While this is attractive, we are shy about seeking to become holy ourselves. Partly this is because we misunderstand holiness. We think holiness is something that can only be acquired by heroic effort. We are sure it will require all night vigils, being a member of a monastery community, living a life devoid of fun and frivolity, meditating for hours each day, wearing out our knees and our backs in prayer, never lying or cheating or feeling lust in our heart. Or, if none of that, at least it will be a life that is dreary, so concentrated and focused as to be boringly dull.

Let me suggest to you that holiness is not what you think it is. In theological terms we talk about holiness as being ‘set apart'—set apart for God. Even that, however, is a misunderstanding of the word. The actual root word is hool with "w" placed at the beginning, and it literally means whole. The simple duty of us all becomes nothing more, nothing less than becoming whole. Holiness is the process by which we integrate the loose threads of our life into a whole tapestry of beauty and divine grace. This is a creative task for the entirety of our lives. The good news is that we can set aside all the to-do lists of things that we think are required for reaching some standard of moral and spiritual perfection, and open ourselves instead to the invitation and creative possibility of becoming whole in God.

To become whole in God means aligning our lives with God through such things as seeing the world and ourselves through God’s eyes; forgiving others even when the pain of hurt and betrayal sticks in the throat like hard, dry clay; not judging others even when their behavior makes our heartbeat quicken and our breath shorten; having the courage to face evil and overcome its power with the goodness that is foolhardy in the eyes of the world; staying in the place of unconditional love even when love seems imprudent and so difficult as to make us want to run away.

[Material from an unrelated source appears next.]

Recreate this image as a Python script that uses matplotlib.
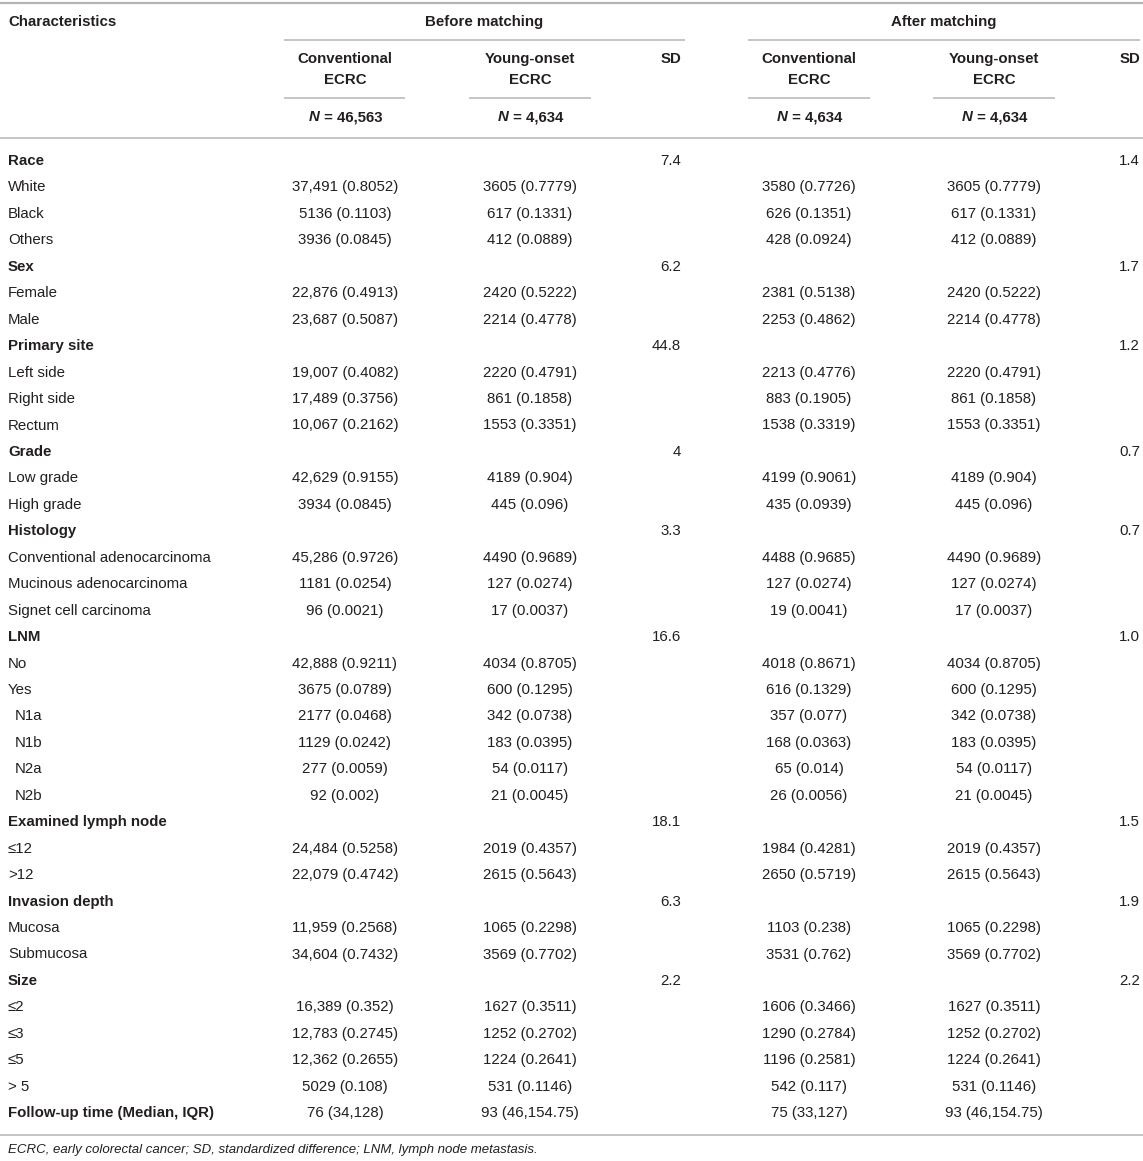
import matplotlib
matplotlib.use("Agg")
import matplotlib.pyplot as plt

plt.rcParams["font.family"] = ["Liberation Sans", "DejaVu Sans"]

W, H = 1143, 1161
FS = 10.8
TXT = "#231f20"
RULE = "#b5b5b5"

labels = ["Race", "White", "Black", "Others",
          "Sex", "Female", "Male",
          "Primary site", "Left side", "Right side", "Rectum",
          "Grade", "Low grade", "High grade",
          "Histology", "Conventional adenocarcinoma", "Mucinous adenocarcinoma", "Signet cell carcinoma",
          "LNM", "No", "Yes", "N1a", "N1b", "N2a", "N2b",
          "Examined lymph node", "≤12", ">12",
          "Invasion depth", "Mucosa", "Submucosa",
          "Size", "≤2", "≤3", "≤5", "> 5",
          "Follow-up time (Median, IQR)"]

# h = bold group row, s = plain row, i = indented sub row
kinds = ["h", "s", "s", "s",
         "h", "s", "s",
         "h", "s", "s", "s",
         "h", "s", "s",
         "h", "s", "s", "s",
         "h", "s", "s", "i", "i", "i", "i",
         "h", "s", "s",
         "h", "s", "s",
         "h", "s", "s", "s", "s",
         "h"]

before_conv = ["", "37,491 (0.8052)", "5136 (0.1103)", "3936 (0.0845)",
               "", "22,876 (0.4913)", "23,687 (0.5087)",
               "", "19,007 (0.4082)", "17,489 (0.3756)", "10,067 (0.2162)",
               "", "42,629 (0.9155)", "3934 (0.0845)",
               "", "45,286 (0.9726)", "1181 (0.0254)", "96 (0.0021)",
               "", "42,888 (0.9211)", "3675 (0.0789)", "2177 (0.0468)", "1129 (0.0242)", "277 (0.0059)", "92 (0.002)",
               "", "24,484 (0.5258)", "22,079 (0.4742)",
               "", "11,959 (0.2568)", "34,604 (0.7432)",
               "", "16,389 (0.352)", "12,783 (0.2745)", "12,362 (0.2655)", "5029 (0.108)",
               "76 (34,128)"]

before_young = ["", "3605 (0.7779)", "617 (0.1331)", "412 (0.0889)",
                "", "2420 (0.5222)", "2214 (0.4778)",
                "", "2220 (0.4791)", "861 (0.1858)", "1553 (0.3351)",
                "", "4189 (0.904)", "445 (0.096)",
                "", "4490 (0.9689)", "127 (0.0274)", "17 (0.0037)",
                "", "4034 (0.8705)", "600 (0.1295)", "342 (0.0738)", "183 (0.0395)", "54 (0.0117)", "21 (0.0045)",
                "", "2019 (0.4357)", "2615 (0.5643)",
                "", "1065 (0.2298)", "3569 (0.7702)",
                "", "1627 (0.3511)", "1252 (0.2702)", "1224 (0.2641)", "531 (0.1146)",
                "93 (46,154.75)"]

after_conv = ["", "3580 (0.7726)", "626 (0.1351)", "428 (0.0924)",
              "", "2381 (0.5138)", "2253 (0.4862)",
              "", "2213 (0.4776)", "883 (0.1905)", "1538 (0.3319)",
              "", "4199 (0.9061)", "435 (0.0939)",
              "", "4488 (0.9685)", "127 (0.0274)", "19 (0.0041)",
              "", "4018 (0.8671)", "616 (0.1329)", "357 (0.077)", "168 (0.0363)", "65 (0.014)", "26 (0.0056)",
              "", "1984 (0.4281)", "2650 (0.5719)",
              "", "1103 (0.238)", "3531 (0.762)",
              "", "1606 (0.3466)", "1290 (0.2784)", "1196 (0.2581)", "542 (0.117)",
              "75 (33,127)"]

after_young = list(before_young)

sd_before = {"Race": "7.4", "Sex": "6.2", "Primary site": "44.8", "Grade": "4",
             "Histology": "3.3", "LNM": "16.6", "Examined lymph node": "18.1",
             "Invasion depth": "6.3", "Size": "2.2"}
sd_after = {"Race": "1.4", "Sex": "1.7", "Primary site": "1.2", "Grade": "0.7",
            "Histology": "0.7", "LNM": "1.0", "Examined lymph node": "1.5",
            "Invasion depth": "1.9", "Size": "2.2"}

group_titles = ["Before matching", "After matching"]
col_titles = ["Conventional\nECRC", "Young-onset\nECRC"]
n_before = ["46,563", "4,634"]
n_after = ["4,634", "4,634"]
footnote = "ECRC, early colorectal cancer; SD, standardized difference; LNM, lymph node metastasis."

fig = plt.figure(figsize=(W / 100, H / 100), dpi=100)
ax = fig.add_axes([0, 0, 1, 1])
ax.set_xlim(0, W)
ax.set_ylim(H, 0)
ax.axis("off")


def rule(x0, x1, y, lw=1.1):
    ax.plot([x0, x1], [y, y], color=RULE, lw=lw, solid_capstyle="butt")


# column geometry
col_c = [345, 530, 809, 994]
sub_span = [(284, 405), (469, 591), (748, 870), (933, 1055)]
grp_span = [(284, 685), (748, 1140)]
sd_x = [681, 1140]

rule(0, W, 3, lw=1.6)
rule(0, W, 138)
rule(0, W, 1135)
for x0, x1 in grp_span:
    rule(x0, x1, 40)
for x0, x1 in sub_span:
    rule(x0, x1, 98)

ax.text(8, 22, "Characteristics", fontsize=FS, fontweight="bold", color=TXT, va="center")
for (x0, x1), t in zip(grp_span, group_titles):
    ax.text((x0 + x1) / 2, 22, t, fontsize=FS, fontweight="bold", color=TXT, ha="center", va="center")

for k, c in enumerate(col_c):
    ax.text(c, 69.5, col_titles[k % 2], fontsize=FS, fontweight="bold", color=TXT,
            ha="center", va="center", linespacing=1.6)
for x in sd_x:
    ax.text(x, 59, "SD", fontsize=FS, fontweight="bold", color=TXT, ha="right", va="center")

# N = ... row, italic N then bold rest, centred together
renderer = fig.canvas.get_renderer()
for c, n in zip(col_c, n_before + n_after):
    t1 = ax.text(0, 117, "N", fontsize=FS, fontweight="bold", fontstyle="italic", color=TXT, va="center")
    t2 = ax.text(0, 117, " = " + n, fontsize=FS, fontweight="bold", color=TXT, va="center")
    w1 = t1.get_window_extent(renderer).width
    w2 = t2.get_window_extent(renderer).width
    left = c - (w1 + w2) / 2
    t1.set_x(left)
    t2.set_x(left + w1 + 0.5)

y0, step = 161, 26.45
for i, lab in enumerate(labels):
    y = y0 + i * step
    kind = kinds[i]
    x = 15 if kind == "i" else 8
    ax.text(x, y, lab, fontsize=FS, color=TXT, va="center",
            fontweight="bold" if kind == "h" else "normal")
    for c, vals in zip(col_c, [before_conv, before_young, after_conv, after_young]):
        if vals[i]:
            ax.text(c, y, vals[i], fontsize=FS, color=TXT, ha="center", va="center")
    if lab in sd_before:
        ax.text(sd_x[0], y, sd_before[lab], fontsize=FS, color=TXT, ha="right", va="center")
        ax.text(sd_x[1], y, sd_after[lab], fontsize=FS, color=TXT, ha="right", va="center")

ax.text(8, 1150, footnote, fontsize=9.5, fontstyle="italic", color=TXT, va="center")

fig.savefig("out.png", dpi=100)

These are the loose threads that we spend our lives weaving together into the beautiful tapestry of holiness— wholeness in God. Far from being a dull chore of the soul, becoming whole in God can be an adventure as thrilling and dramatic as the latest Hollywood action movie, and the result is that we no longer need someone else's holiness to rub off on us just so we feel better about ourselves.

Renee Miller

At some point, we, as human beings, become aware of this gap between our beliefs and our experience and begin to wrestle with our questions about how to live authentically. The desire to enter those questions, and as the German poet Rainer Maria Rilke wrote, to "live into the answers," usually occurs in mid to later life—though not always. God created us in such a remarkable way that we are actually wired for growth that leads us closer and closer to communion with God—to knowledge of God, not merely about God, a knowing of the heart, not just the head. Evidence of this wiring (our hearts are restless until they find their rest in thee, according to St. Augustine) is found in what most of us experience around mid-life. We get this yearning to live with more authenticity, and if we respond to that yearning (instead of shoving it back down again), it can be an unsettling enterprise, not only to ourselves, but also to those in our relational orbit.

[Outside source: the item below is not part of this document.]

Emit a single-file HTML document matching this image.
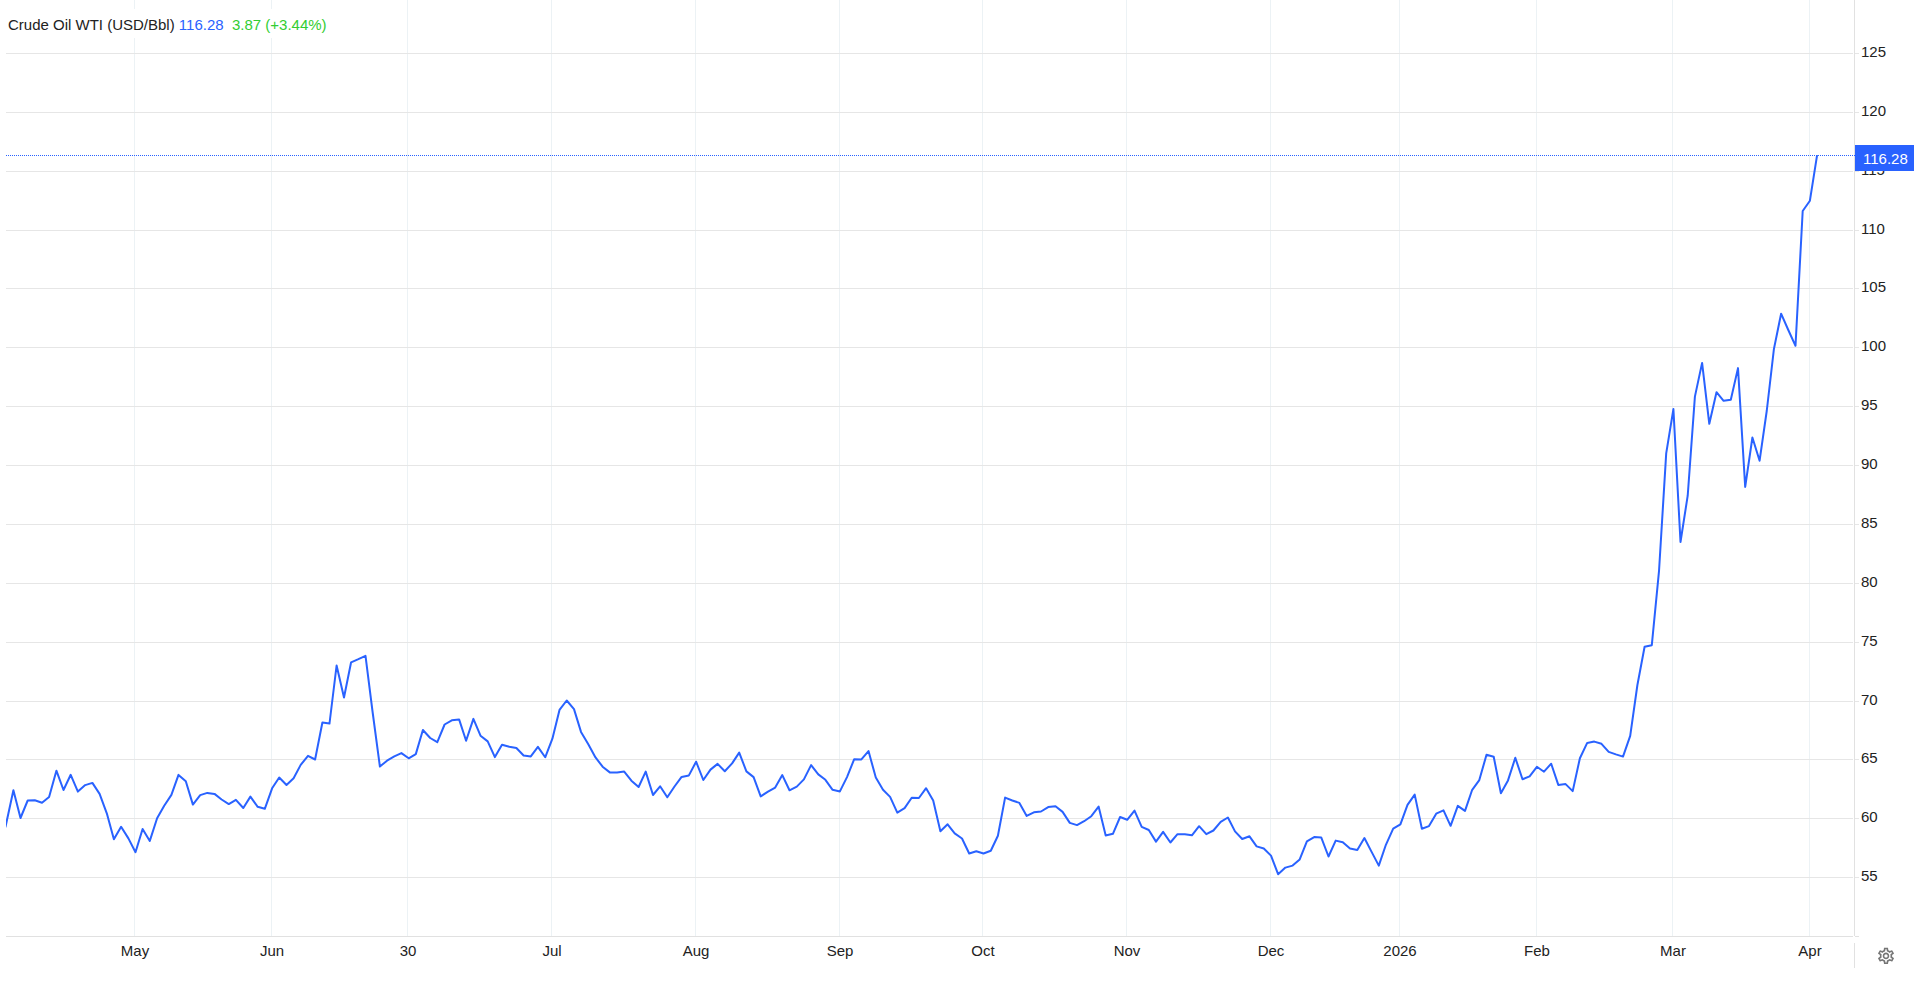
<!DOCTYPE html><html><head><meta charset="utf-8"><title>Crude Oil WTI</title><style>
html,body{margin:0;padding:0;background:#fff}
body{width:1914px;height:989px;position:relative;overflow:hidden;font-family:"Liberation Sans",sans-serif;font-size:15px;color:#222}
#c{position:absolute;left:0;top:0}
.t{position:absolute;white-space:pre;line-height:17px;height:17px}
.p{left:1861px}
.x{width:80px;text-align:center}
#ttl{left:6px;top:9px;height:29px;line-height:31px;background:#fff;padding:0 4px 0 2px}
#lbl{left:1855px;top:145px;width:59px;height:26px;background:#2962ff;color:#fff;line-height:26px}
#lbl span{position:absolute;left:8px;top:1px}

</style></head><body>
<svg id="c" width="1914" height="989" viewBox="0 0 1914 989">
<path d="M134.5 0V936M271.5 0V936M407.5 0V936M551.5 0V936M695.5 0V936M839.5 0V936M982.5 0V936M1126.5 0V936M1270.5 0V936M1399.5 0V936M1536.5 0V936M1672.5 0V936M1809.5 0V936" stroke="#ecf2f5" stroke-width="1" fill="none" shape-rendering="crispEdges"/>
<path d="M6 53.5H1853M6 112.5H1853M6 171.5H1853M6 230.5H1853M6 288.5H1853M6 347.5H1853M6 406.5H1853M6 465.5H1853M6 524.5H1853M6 583.5H1853M6 642.5H1853M6 701.5H1853M6 759.5H1853M6 818.5H1853M6 877.5H1853" stroke="#e6e6e6" stroke-width="1" fill="none" shape-rendering="crispEdges"/>
<path d="M1855 53.5H1859M1855 112.5H1859M1855 171.5H1859M1855 230.5H1859M1855 288.5H1859M1855 347.5H1859M1855 406.5H1859M1855 465.5H1859M1855 524.5H1859M1855 583.5H1859M1855 642.5H1859M1855 701.5H1859M1855 759.5H1859M1855 818.5H1859M1855 877.5H1859" stroke="#e6e6e6" stroke-width="1" fill="none" shape-rendering="crispEdges"/>
<path d="M6 936.5H1853M1855 936.5H1859M1854.5 0V936M1854.5 943V968" stroke="#e1e1e1" stroke-width="1" fill="none" shape-rendering="crispEdges"/>
<path d="M6 155.5H1856" stroke="#2962ff" stroke-width="1" stroke-dasharray="1 1" fill="none" shape-rendering="crispEdges"/>
<clipPath id="cp"><rect x="6" y="0" width="1848" height="936"/></clipPath>
<polyline clip-path="url(#cp)" points="5.4,827.3 13.4,790.3 20.5,818.0 27.7,800.5 34.8,800.2 42.0,802.7 49.1,797.0 56.4,770.7 63.5,790.0 70.7,774.8 77.9,791.6 85.2,785.1 92.4,782.9 99.6,793.9 106.8,813.3 113.9,839.3 121.1,826.8 128.4,838.4 135.5,852.2 142.6,829.0 149.8,840.9 157.1,818.3 164.2,805.8 171.4,794.9 178.5,774.9 185.8,781.3 192.9,804.6 200.2,795.1 207.3,792.9 214.5,793.9 221.6,799.5 228.8,804.1 235.9,799.9 243.3,808.0 250.4,796.6 257.7,806.8 264.8,808.8 272.1,788.3 279.2,777.5 286.5,785.0 293.6,778.3 300.7,764.9 308.0,755.8 315.1,759.5 322.4,722.5 329.5,723.5 336.6,665.5 344.0,697.5 351.1,662.3 358.4,659.2 365.5,655.9 372.6,712.0 379.9,766.6 387.0,760.7 394.3,756.4 401.4,753.1 408.7,758.3 415.8,754.1 422.9,730.0 430.2,738.0 437.3,742.2 444.6,724.5 451.8,720.3 459.1,719.4 466.1,740.8 473.4,718.9 480.5,735.7 487.7,741.4 494.9,757.1 502.0,744.7 509.3,746.7 516.4,748.0 523.6,755.5 530.8,756.4 537.9,746.9 545.2,757.3 552.4,738.7 559.5,709.9 566.7,700.5 574.0,709.1 581.0,731.9 588.3,744.2 595.5,757.4 602.6,766.7 609.8,772.4 617.1,772.6 624.2,771.6 631.4,780.7 638.6,787.0 645.7,771.6 653.0,795.0 660.1,786.3 667.3,797.3 674.5,786.5 681.6,776.9 688.9,775.4 696.1,761.7 703.3,780.0 710.5,769.6 717.6,763.9 724.8,771.3 732.1,763.4 739.2,752.6 746.4,771.4 753.6,777.1 760.7,796.4 768.0,791.7 775.2,787.6 782.3,775.1 789.5,790.3 796.8,786.6 803.9,779.4 811.1,765.1 818.3,774.4 825.4,779.8 832.6,789.8 839.9,791.4 847.0,777.1 854.2,759.2 861.4,759.4 868.5,751.1 875.8,777.5 883.0,789.8 890.1,796.9 897.3,812.6 904.6,808.1 911.7,797.8 918.9,798.0 926.1,788.2 933.2,800.6 940.4,831.2 947.6,824.3 954.7,833.4 962.0,838.5 969.2,853.5 976.3,851.3 983.5,853.5 990.8,850.8 997.9,835.8 1005.1,797.6 1012.3,800.5 1019.4,802.9 1026.7,815.9 1033.9,812.3 1041.0,811.5 1048.2,807.1 1055.5,806.2 1062.6,811.9 1069.8,822.9 1077.0,825.1 1084.1,821.2 1091.3,816.2 1098.6,806.6 1105.7,835.4 1112.9,833.8 1120.1,817.0 1127.2,819.8 1134.5,810.6 1141.7,826.9 1148.8,830.0 1156.0,841.6 1163.1,831.9 1170.4,842.5 1177.5,834.2 1184.8,834.2 1191.9,835.3 1199.1,826.2 1206.3,834.2 1213.4,830.5 1220.7,821.9 1227.9,817.5 1235.0,831.4 1242.2,839.0 1249.5,836.3 1256.6,846.4 1263.8,848.5 1271.0,855.6 1278.1,874.2 1285.4,867.6 1292.6,865.6 1299.7,859.4 1306.9,841.4 1314.2,837.1 1321.2,837.4 1328.5,856.5 1335.7,840.6 1342.8,842.3 1350.0,848.6 1357.3,849.9 1364.4,838.0 1371.6,851.9 1378.8,865.6 1385.9,844.8 1393.2,828.7 1400.4,824.3 1407.5,804.8 1414.7,794.6 1421.9,828.7 1429.0,826.1 1436.2,813.7 1443.5,810.4 1450.6,825.8 1457.8,805.9 1465.0,810.9 1472.2,789.8 1479.3,780.1 1486.5,754.8 1493.7,756.7 1500.9,793.2 1508.0,780.4 1515.3,757.8 1522.5,779.3 1529.6,776.4 1536.9,766.8 1544.0,771.7 1551.2,763.7 1558.3,784.9 1565.6,784.1 1572.7,791.1 1579.9,758.2 1587.2,742.9 1594.3,741.6 1601.5,743.8 1608.7,751.9 1615.9,754.4 1623.0,756.6 1630.2,735.8 1637.4,685.0 1644.6,646.8 1651.8,645.2 1659.0,571.2 1666.2,453.4 1673.4,409.1 1680.5,542.0 1687.7,495.7 1694.9,396.6 1702.1,362.9 1709.3,423.8 1716.5,392.2 1723.6,400.8 1730.8,399.7 1738.0,368.1 1745.2,486.9 1752.4,437.5 1759.6,460.7 1766.8,410.5 1773.9,349.1 1781.1,313.7 1788.3,330.0 1795.5,345.8 1802.7,211.0 1809.9,200.7 1817.1,155.2" fill="none" stroke="#2962ff" stroke-width="2" stroke-linejoin="round" stroke-linecap="butt"/>
<path transform="translate(1876.16,946.06) scale(0.82)" d="M19.43 12.98c.04-.32.07-.64.07-.98 0-.34-.03-.66-.07-.98l2.11-1.65c.19-.15.24-.42.12-.64l-2-3.46c-.09-.16-.26-.25-.44-.25-.06 0-.12.01-.17.03l-2.49 1c-.52-.4-1.08-.73-1.69-.98l-.38-2.65C14.46 2.18 14.25 2 14 2h-4c-.25 0-.46.18-.49.42l-.38 2.65c-.61.25-1.17.59-1.69.98l-2.49-1c-.06-.02-.12-.03-.18-.03-.17 0-.34.09-.43.25l-2 3.46c-.13.22-.07.49.12.64l2.11 1.65c-.04.32-.07.65-.07.98 0 .33.03.66.07.98l-2.11 1.65c-.19.15-.24.42-.12.64l2 3.46c.09.16.26.25.44.25.06 0 .12-.01.17-.03l2.49-1c.52.4 1.08.73 1.69.98l.38 2.65c.03.24.24.42.49.42h4c.25 0 .46-.18.49-.42l.38-2.65c.61-.25 1.17-.59 1.69-.98l2.49 1c.06.02.12.03.18.03.17 0 .34-.09.43-.25l2-3.46c.12-.22.07-.49-.12-.64l-2.11-1.65zm-1.98-1.71c.04.31.05.52.05.73 0 .21-.02.43-.05.73l-.14 1.13.89.7 1.08.84-.7 1.21-1.27-.51-1.04-.42-.9.68c-.43.32-.84.56-1.25.73l-1.06.43-.16 1.13-.2 1.35h-1.4l-.19-1.35-.16-1.13-1.06-.43c-.43-.18-.83-.41-1.23-.71l-.91-.7-1.06.43-1.27.51-.7-1.21 1.08-.84.89-.7-.14-1.13c-.03-.31-.05-.54-.05-.74s.02-.43.05-.73l.14-1.13-.89-.7-1.08-.84.7-1.21 1.27.51 1.04.42.9-.68c.43-.32.84-.56 1.25-.73l1.06-.43.16-1.13.2-1.35h1.39l.19 1.35.16 1.13 1.06.43c.43.18.83.41 1.23.71l.91.7 1.06-.43 1.27-.51.7 1.21-1.07.85-.89.7.14 1.13zM12 8c-2.21 0-4 1.79-4 4s1.79 4 4 4 4-1.79 4-4-1.79-4-4-4zm0 6c-1.1 0-2-.9-2-2s.9-2 2-2 2 .9 2 2-.9 2-2 2z" fill="#757575"/>
</svg>
<div class="t" id="ttl">Crude Oil WTI (USD/Bbl) <span style="color:#2962ff">116.28</span>  <span style="color:#32cd32">3.87 (+3.44%)</span></div>
<div class="t p" style="top:43px">125</div>
<div class="t p" style="top:102px">120</div>
<div class="t p" style="top:161px">115</div>
<div class="t p" style="top:220px">110</div>
<div class="t p" style="top:278px">105</div>
<div class="t p" style="top:337px">100</div>
<div class="t p" style="top:396px">95</div>
<div class="t p" style="top:455px">90</div>
<div class="t p" style="top:514px">85</div>
<div class="t p" style="top:573px">80</div>
<div class="t p" style="top:632px">75</div>
<div class="t p" style="top:691px">70</div>
<div class="t p" style="top:749px">65</div>
<div class="t p" style="top:808px">60</div>
<div class="t p" style="top:867px">55</div>
<div class="t x" style="left:95.0px;top:942px">May</div>
<div class="t x" style="left:232.0px;top:942px">Jun</div>
<div class="t x" style="left:368.0px;top:942px">30</div>
<div class="t x" style="left:512.0px;top:942px">Jul</div>
<div class="t x" style="left:656.0px;top:942px">Aug</div>
<div class="t x" style="left:800.0px;top:942px">Sep</div>
<div class="t x" style="left:943.0px;top:942px">Oct</div>
<div class="t x" style="left:1087.0px;top:942px">Nov</div>
<div class="t x" style="left:1231.0px;top:942px">Dec</div>
<div class="t x" style="left:1360.0px;top:942px">2026</div>
<div class="t x" style="left:1497.0px;top:942px">Feb</div>
<div class="t x" style="left:1633.0px;top:942px">Mar</div>
<div class="t x" style="left:1770.0px;top:942px">Apr</div>
<div class="t" id="lbl"><span>116.28</span></div>
</body></html>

We yearn to say what we mean, to be boldly who we really are … to live each day with growing integrity, to connect with the true self (where, by the way, we meet God)—or to put it in the familiar language of the Velveteen Rabbit, one of our childhood heroes: to be REAL.

I realize that phrases like "getting real" and "finding out who we are" may have become hackneyed in the past few years. Our bookstores are literally bulging with books telling us how to do this ad nauseum. But no matter how many books we read, how much information we soak up, no one can do it for us; the individual journey becomes uniquely our own. Secondhand information may inspire and entertain, even guide us, but in the final analysis, it is still secondhand.


Linda Douty
“Getting from Sunday to Monday”


The pane of glass freshly cleaned opens us to the world beyond. The dust has been cleared away so that what was a blur can be seen with definition. This is an image of the authentic life. When we have cleaned the pane of our life in order to be authentic, we find we become a window for others to the world beyond. This authenticity is grounded in being the best we can be without sham, excuse or apology. It is to love our 'self' into what it can become. It's so seductive in our culture to be other than what we are—to be like someone else, to hide our inner being, to be what people want or expect us to be—rather than dwelling in the truth of our own unique, yet universal, being. A lack of authenticity drives us far away from our own beating heart, fills us with anxiety and stress, and ends up destroying inner beauty, because it is the living of a lie. Facing who we are, no matter how inadequate we have come to believe ourselves to be, is the beginning of living an authentic, real, honest and beautiful life. And, it's the only way to truly make a difference in the lives of others.


Renee Miller

St. Benedict is, as usual, uncompromisingly prosaic when he describes the monastic community as a workshop. It’s a place where we use specific tools, and he lists those tools with blunt simplicity in chapter four of the Rule, tools that are lent to us … to be returned on the last day when we receive our wages.

It’s an imagery that, for me, conjures up a landscape in monochrome: a gray sky, a stone wall, the tools, worn smooth with long use and skillfully patched up over time, taken from the shelf each morning until finally hung up when weariness and age arrive.

[An authentic spiritual] life is one in which we learn to handle things, in businesslike and unself-conscious ways, to handle the control of the tongue, the habit of not passing on blame, getting up in the morning and not gossiping. A [spiritual] lifetime is one in which these tools are fitted to our hands. Simone Weil wrote somewhere about how the tool for the seasoned worker is the extension of the hand, not something alien. And Benedict’s metaphors prompt us to think of an [authenticity] that is like that, an extension of our bodies and our words that we’ve come not to notice.